Zixin Sun
2025
Leveraging Language-based Representations for Better Solving Symbol-related Problems with Large Language Models
Yile Wang
|
Sijie Cheng
|
Zixin Sun
|
Peng Li
|
Yang Liu
Proceedings of the 31st International Conference on Computational Linguistics
Symbols such as numerical sequences, chemical formulas, and table delimiters exist widely, playing important roles in symbol-related tasks such as abstract reasoning, chemical property prediction, and tabular question-answering. Compared to tasks based on natural language expressions, large language models (LLMs) have limitations in understanding and reasoning on symbol-based representations, making it difficult for them to handle symbol-related problems. In this paper, we propose symbol-to-language (S2L), a method that converts symbol-based representations to language-based representations, providing valuable information for language models during reasoning.
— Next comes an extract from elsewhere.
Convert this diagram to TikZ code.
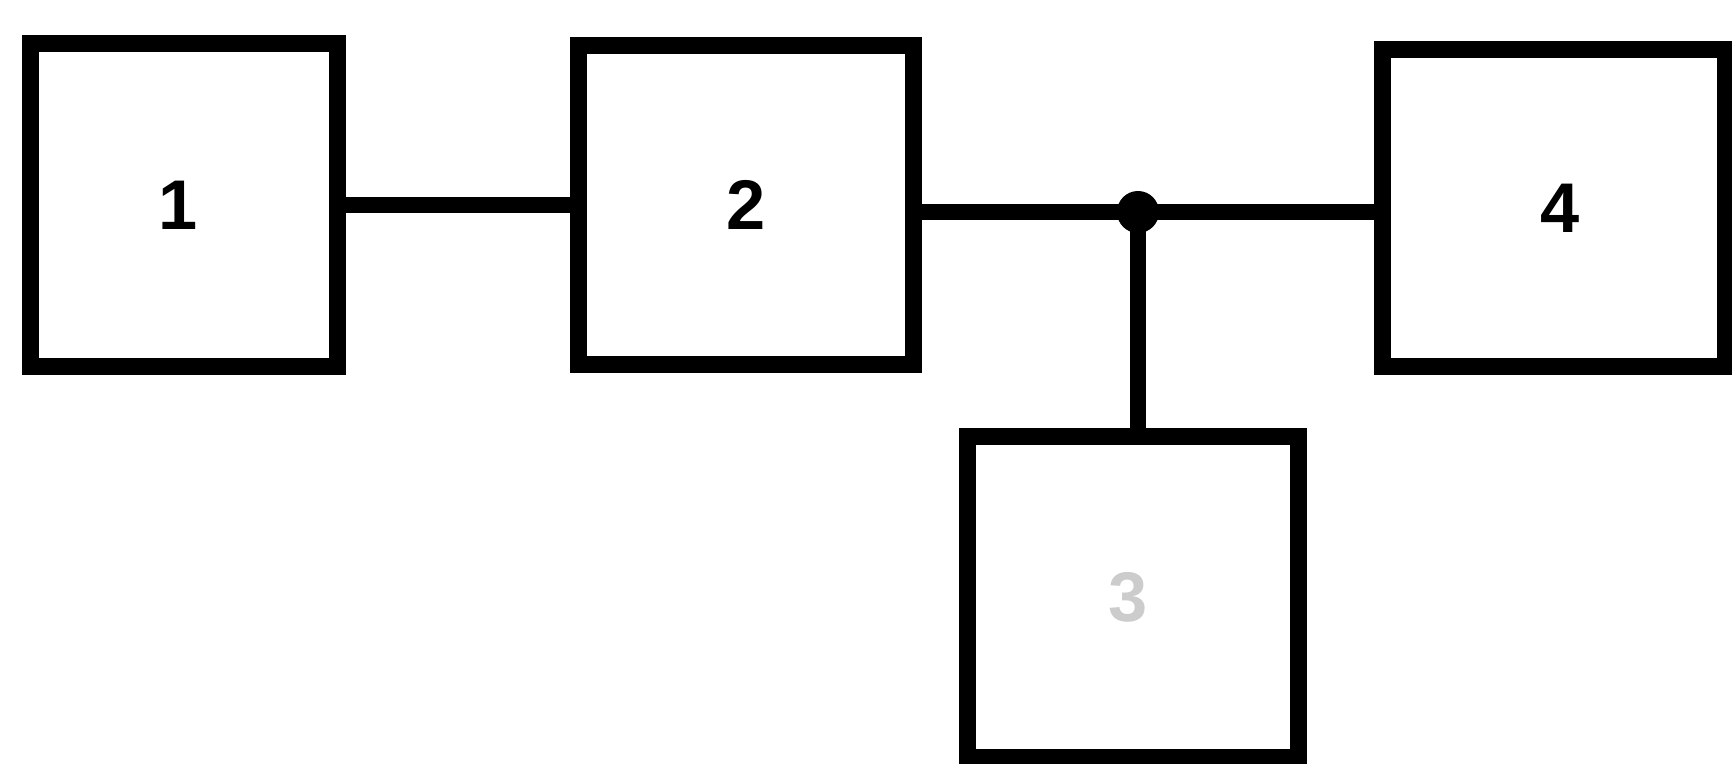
\documentclass[tikz,border=0pt]{standalone}
\usepackage{fontspec}
\setmainfont{Liberation Sans}
\begin{document}
\begin{tikzpicture}[x=0.01cm,y=-0.01cm,
  blk/.style={draw=black,line width=4.8pt,inner sep=0pt,font=\fontsize{20}{24}\selectfont\bfseries},
  conn/.style={draw=black,line width=4.6pt}]
\useasboundingbox (0,0) rectangle (1732,763);
\node[blk,minimum width=3.06cm,minimum height=3.22cm] (b1) at (184,205) {\hspace*{-0.12cm}1};
\node[blk,minimum width=3.35cm,minimum height=3.18cm] (b2) at (746,205) {2};
\node[blk,minimum width=3.42cm,minimum height=3.16cm] (b4) at (1554,208) {\hspace*{0.12cm}\raisebox{-0.05cm}{4}};
\node[blk,minimum width=3.30cm,minimum height=3.20cm,text=black!20] (b3) at (1133,597) {\hspace*{-0.1cm}3};
\coordinate (j) at (1138,212);
\draw[conn] (b1.east) -- (b2.west);
\draw[conn] (b2.east |- j) -- (j) -- (b4.west |- j);
\draw[conn] (j) -- (j |- b3.north);
\fill (j) circle (0.21cm);
\end{tikzpicture}
\end{document}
We found that, for both closed-source and open-source LLMs, the capability to solve symbol-related problems can be largely enhanced by incorporating such language-based representations. For example, by employing S2L for GPT-4, there can be substantial improvements of +21.9% and +9.5% accuracy for 1D-ARC and Dyck language tasks, respectively. There is also a consistent improvement in other six general symbol-related tasks such as table understanding and Tweet analysis. We release the GPT logs in https://github.com/THUNLP-MT/symbol2language.